What also matters is that Aped Flair And Hijacked Ideas lives up to the benchmark set by the aforementioned single. And it does. Brilliantly. In my previous scribblings about them, I alluded to the idea that the band created their own version of a 60’s idyll in their music, which is present across the whole album. There is something of The Small Faces about their more gently psychedelic moments. Still, there is also something of later bands such as Spacemen 3, who similarly create their own nostalgic worlds and fill them with one version of that decade that never really happened.
Songs such as “Foresight For Hindsight” offer an extraordinary meeting of eras, full of trippy, early Floyd noodling and too relentless 80’s post-punk drive so that the whole sounds like an acid-laced, blissed-out Jesus and Mary Chain rather than the in-your-face amphetamine experience that they preferred. “Kodama” is a raga rock trip; “The Sunshine Maker” is retro pop at its most unashamed, and “Ace’s Trip Through The Cosmic Ether” is Seargent Pepper -esque, which can only be a good thing, right?

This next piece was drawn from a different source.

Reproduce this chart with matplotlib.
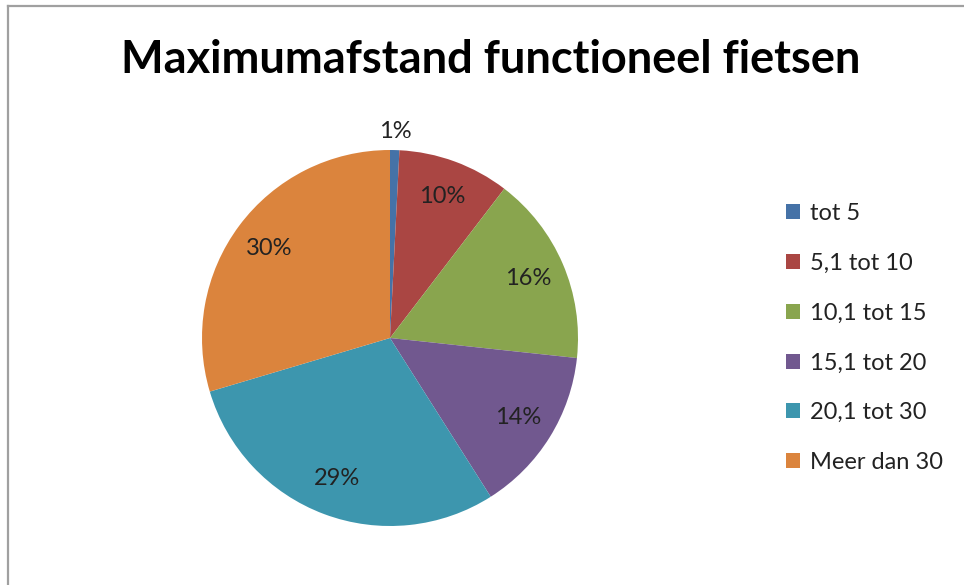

I guess its 60’s allusions are a lot to do with confident and somewhat unique sonic choices rather than trying to write a 60s song specifically. It’s that slightly woozy feeling that the music sets up, those guitar jangles, that gloopy bass, the sense that the music has to wade through thick syrup before it reaches the listener’s ears. It’s hard to define, and you have to listen to the album to fully understand what is so odd and original about the sound; words can only get me so far, and I think I have reached my limit.
So go and listen to the record now, and then get back to me and we can compare notes about just how truly great it is. Okay? Okay!